Data warehouses are defined by four key characteristics:

  1. Subject-Oriented: Data is organized around the major subjects of the business, such as Customer, Product, Sales, and Supplier. This is different from an OLTP database, which is organized around specific business processes like order entry.

  2. Integrated: A data warehouse integrates data from multiple, often heterogeneous, sources (e.g., relational databases, flat files, external sources). During the integration process, the data is cleaned and transformed to ensure consistency in naming conventions, formats, and units of measure.

  3. Time-Variant: The data in a warehouse represents a historical record. It contains data over a long period (e.g., 5-10 years), allowing for analysis of trends, patterns, and changes over time. Each data point is associated with a specific point in time.

  4. Non-Volatile: Data in a warehouse is not meant to be changed or updated in real-time like in an OLTP database. Once data is loaded into the warehouse, it is typically read-only. New data is added periodically in batches, but previous data is not erased. This ensures a stable and reliable historical record for analysis.

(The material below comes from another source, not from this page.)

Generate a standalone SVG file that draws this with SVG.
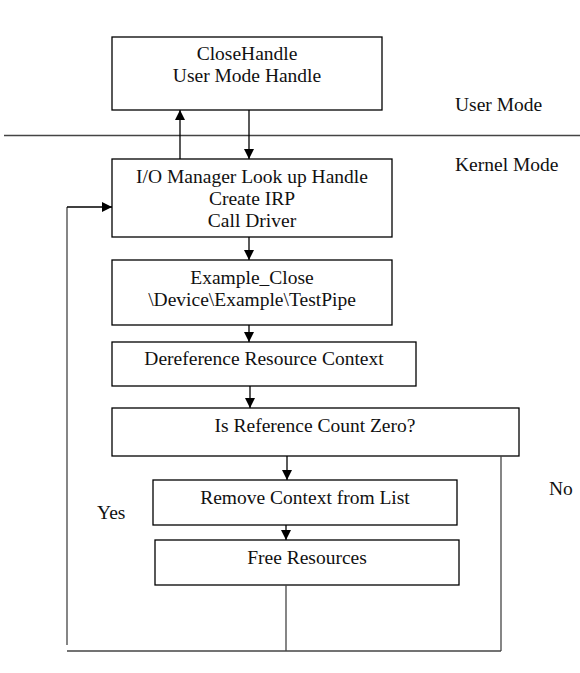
<svg xmlns="http://www.w3.org/2000/svg" width="580" height="673" viewBox="0 0 580 673">
<style>
  .box{fill:#fff;stroke:#000;stroke-width:1.3}
  .t{font-family:"Liberation Serif","Times New Roman",serif;font-size:19.5px;fill:#111;text-anchor:middle}
  .l{font-family:"Liberation Serif","Times New Roman",serif;font-size:19.5px;fill:#111}
  .c{stroke:#000;stroke-width:1.3;fill:none}
  .g{stroke:#444;stroke-width:1.3;fill:none}
</style>
<defs>
  <marker id="arr" viewBox="0 0 10 10" refX="10" refY="5" markerWidth="10" markerHeight="10" markerUnits="userSpaceOnUse" orient="auto">
    <path d="M0,0 L10,5 L0,10 Z" fill="#000"/>
  </marker>
</defs>
<rect width="580" height="673" fill="#fff"/>
<line x1="4" y1="135.5" x2="580" y2="135.5" class="g"/>
<text class="l" x="455" y="111">User Mode</text>
<text class="l" x="455" y="171">Kernel Mode</text>
<text class="l" x="97" y="519">Yes</text>
<text class="l" x="549" y="495">No</text>
<g id="n1"><rect class="box" x="112" y="37" width="270" height="73"/>
<text class="t" x="247" y="60">CloseHandle</text><text class="t" x="247" y="82">User Mode Handle</text></g>
<g id="n2"><rect class="box" x="112" y="159" width="280" height="78"/>
<text class="t" x="252" y="183">I/O Manager Look up Handle</text><text class="t" x="252" y="205">Create IRP</text><text class="t" x="252" y="227">Call Driver</text></g>
<g id="n3"><rect class="box" x="112" y="260" width="280" height="65"/>
<text class="t" x="252" y="284">Example_Close</text><text class="t" x="252" y="306">\Device\Example\TestPipe</text></g>
<g id="n4"><rect class="box" x="112" y="342" width="304" height="44"/>
<text class="t" x="264" y="365">Dereference Resource Context</text></g>
<g id="n5"><rect class="box" x="112" y="408" width="407" height="48"/>
<text class="t" x="315" y="432">Is Reference Count Zero?</text></g>
<g id="n6"><rect class="box" x="153" y="480" width="304" height="45"/>
<text class="t" x="305" y="504">Remove Context from List</text></g>
<g id="n7"><rect class="box" x="155" y="540" width="304" height="45"/>
<text class="t" x="307" y="564">Free Resources</text></g>
<g id="connectors">
  <line class="c" x1="180" y1="159" x2="180" y2="110" marker-end="url(#arr)"/>
  <line class="c" x1="249" y1="110" x2="249" y2="159" marker-end="url(#arr)"/>
  <line class="c" x1="249" y1="237" x2="249" y2="260" marker-end="url(#arr)"/>
  <line class="c" x1="249" y1="325" x2="249" y2="342" marker-end="url(#arr)"/>
  <line class="c" x1="250" y1="386" x2="250" y2="408" marker-end="url(#arr)"/>
  <line class="c" x1="287" y1="456" x2="287" y2="480" marker-end="url(#arr)"/>
  <line class="c" x1="286" y1="525" x2="286" y2="540" marker-end="url(#arr)"/>
  <line class="g" x1="286" y1="585" x2="286" y2="651"/>
  <line class="g" x1="501" y1="456" x2="501" y2="651"/>
  <line class="g" x1="67" y1="651" x2="501" y2="651"/>
  <line class="g" x1="67" y1="645" x2="67" y2="207"/>
  <line class="c" x1="67" y1="207" x2="112" y2="207" marker-end="url(#arr)"/>
</g>
</svg>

The Purpose of a Data Warehouse

The primary purpose of a data warehouse is to support Business Intelligence (BI) activities. It provides a “single source of truth” that business analysts, data scientists, and managers can use to:

  • Run complex queries and create reports.
  • Conduct trend analysis.
  • Use data mining techniques to discover hidden patterns.
  • Power dashboards and data visualizations.

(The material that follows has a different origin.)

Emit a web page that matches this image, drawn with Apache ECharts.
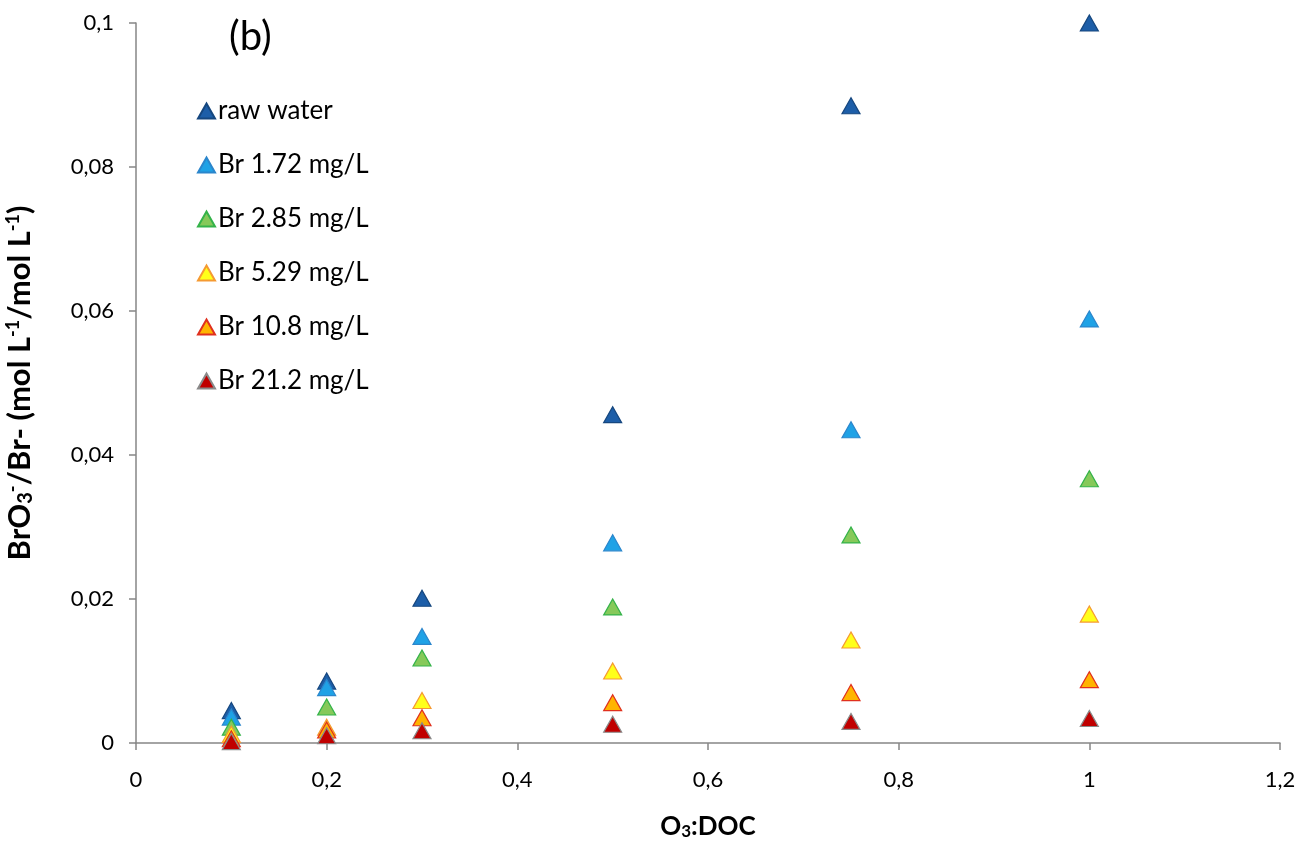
<!DOCTYPE html>
<html>
<head>
<meta charset="utf-8">
<script src="https://cdn.jsdelivr.net/npm/echarts@6/dist/echarts.min.js"></script>
<style>
  html, body { margin: 0; padding: 0; background: #fff; }
  #chart { width: 1302px; height: 843px; }
</style>
</head>
<body>
<div id="chart"></div>
<script>
// O3:DOC dose ratios
const doseRatio = [0.1, 0.2, 0.3, 0.5, 0.75, 1.0];

// BrO3-/Br- molar yield per bromide level
const rawWater = [0.0045, 0.0086, 0.0201, 0.0456, 0.0885, 0.1000];
const br172   = [0.0036, 0.0077, 0.0148, 0.0278, 0.0435, 0.0589];
const br285   = [0.0022, 0.0050, 0.0118, 0.0189, 0.0289, 0.0367];
const br529   = [0.0012, 0.0022, 0.0059, 0.0100, 0.0143, 0.0179];
const br108   = [0.0006, 0.0018, 0.0035, 0.0056, 0.0070, 0.0088];
const br212   = [0.0002, 0.0010, 0.0017, 0.0026, 0.0030, 0.0034];

const seriesNames = ['raw water', 'Br 1.72 mg/L', 'Br 2.85 mg/L', 'Br 5.29 mg/L', 'Br 10.8 mg/L', 'Br 21.2 mg/L'];
const seriesValues = [rawWater, br172, br285, br529, br108, br212];
const fills   = ['#1d5ea8', '#1fa2e6', '#86c95a', '#ffff1a', '#ffb400', '#c00000'];
const borders = ['#16477f', '#2b86cc', '#35b34a', '#f59a32', '#e0301e', '#8a8a8a'];

const xTicks = { min: 0, max: 1.2, interval: 0.2 };
const yTicks = { min: 0, max: 0.1, interval: 0.02 };

const fontFamily = 'Lato, "Open Sans", sans-serif';
const fmt = v => String(Math.round(v * 1000) / 1000).replace('.', ',');

const chart = echarts.init(document.getElementById('chart'));

const series = seriesNames.map((name, i) => ({
  name: name,
  type: 'scatter',
  symbol: 'triangle',
  symbolSize: [18, 16],
  data: doseRatio.map((x, j) => [x, seriesValues[i][j]]),
  itemStyle: { color: fills[i], borderColor: borders[i], borderWidth: 1.2, opacity: 1 },
  emphasis: { disabled: true }
}));

chart.setOption({
  animation: false,
  backgroundColor: '#ffffff',
  textStyle: { fontFamily: fontFamily },
  grid: { left: 136, right: 22, top: 23, bottom: 100, containLabel: false, outerBoundsMode: 'none' },
  graphic: [{
    type: 'text',
    left: 229,
    top: 17,
    style: { text: '(b)', fontSize: 40, fontFamily: fontFamily, fill: '#000' }
  }],
  legend: {
    orient: 'vertical',
    left: 192,
    top: 93,
    itemGap: 28,
    itemWidth: 17,
    itemHeight: 15,
    icon: 'triangle',
    textStyle: { fontSize: 26, color: '#000', fontFamily: fontFamily, padding: [0, 0, 0, -2] },
    data: seriesNames
  },
  xAxis: {
    type: 'value',
    min: xTicks.min, max: xTicks.max, interval: xTicks.interval,
    name: '{t|O}{s|3}{t|:DOC}',
    nameLocation: 'middle',
    nameGap: 70,
    nameTextStyle: {
      rich: {
        t: { fontSize: 26, fontWeight: 'bold', color: '#000', fontFamily: fontFamily },
        s: { fontSize: 17, fontWeight: 'bold', color: '#000', fontFamily: fontFamily, verticalAlign: 'bottom', padding: [10, 0, 0, 0] }
      }
    },
    axisLine: { lineStyle: { color: '#868686', width: 1.5 } },
    axisTick: { show: true, inside: false, length: 7, lineStyle: { color: '#868686', width: 1.5 } },
    axisLabel: { formatter: fmt, fontSize: 22, color: '#000', margin: 26 },
    splitLine: { show: false }
  },
  yAxis: {
    type: 'value',
    min: yTicks.min, max: yTicks.max, interval: yTicks.interval,
    name: '{t|BrO}{s|3}{p|-}{t|/Br- (mol L}{p|-1}{t|/mol L}{p|-1}{t|)}',
    nameLocation: 'middle',
    nameRotate: 90,
    nameGap: 100,
    nameTextStyle: {
      rich: {
        t: { fontSize: 31, fontWeight: 'bold', color: '#000', fontFamily: fontFamily },
        s: { fontSize: 20, fontWeight: 'bold', color: '#000', fontFamily: fontFamily, verticalAlign: 'bottom', padding: [12, 0, 0, 0] },
        p: { fontSize: 18, fontWeight: 'bold', color: '#000', fontFamily: fontFamily, verticalAlign: 'top', padding: [0, 0, 11, 0] }
      }
    },
    axisLine: { show: true, lineStyle: { color: '#868686', width: 1.5 } },
    axisTick: { show: true, inside: false, length: 7, lineStyle: { color: '#868686', width: 1.5 } },
    axisLabel: { formatter: fmt, fontSize: 22, color: '#000', margin: 22 },
    splitLine: { show: false }
  },
  series: series
});
</script>
</body>
</html>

By separating the analytical workload (OLAP) from the transactional workload (OLTP), a data warehouse ensures that heavy analysis does not slow down the day-to-day operations of the business.

Data Marts: A Focused Subset

A data mart is a smaller, simpler version of a data warehouse that is focused on a single subject or line of business. It is a subset of the data warehouse, designed to meet the specific needs of a particular department or user group.

  • Example: The Sales department might have its own data mart containing data specifically related to sales transactions, customers, and salesperson performance. The Finance department might have a separate data mart for financial data.

Why use a Data Mart?

  • Simplicity: It is easier and faster for end-users to work with a smaller, focused dataset that is relevant to their needs.
  • Faster Access: Queries on a data mart are often faster than on a full data warehouse.
  • Easier to Build: A data mart can be built more quickly and at a lower cost than a comprehensive enterprise data warehouse.

An organization might have an enterprise-wide data warehouse that feeds data into several departmental data marts.

Summary

Data warehouses are specialized databases designed for analysis, not transactions. They provide an integrated, historical, and stable repository of subject-oriented data, serving as the single source of truth for all business intelligence activities. Data marts are smaller, departmental subsets of a data warehouse that provide focused, faster access for specific user groups. Together, they form the core infrastructure for modern data analytics.

Key Takeaways

  • Data warehouses are for analysis (OLAP), while operational databases are for transactions (OLTP).
  • The four characteristics of a data warehouse are: Subject-Oriented, Integrated, Time-Variant, and Non-Volatile.
  • Data warehouses provide a “single source of truth” for business intelligence.
  • A data mart is a smaller, departmental subset of a data warehouse.

Discussion Questions

  1. Why is it a bad idea to run complex analytical queries on a company’s live transactional (OLTP) database?
  2. Explain the “Integrated” characteristic of a data warehouse. Why is this so important?
  3. When would a company choose to build a data mart instead of a full enterprise data warehouse?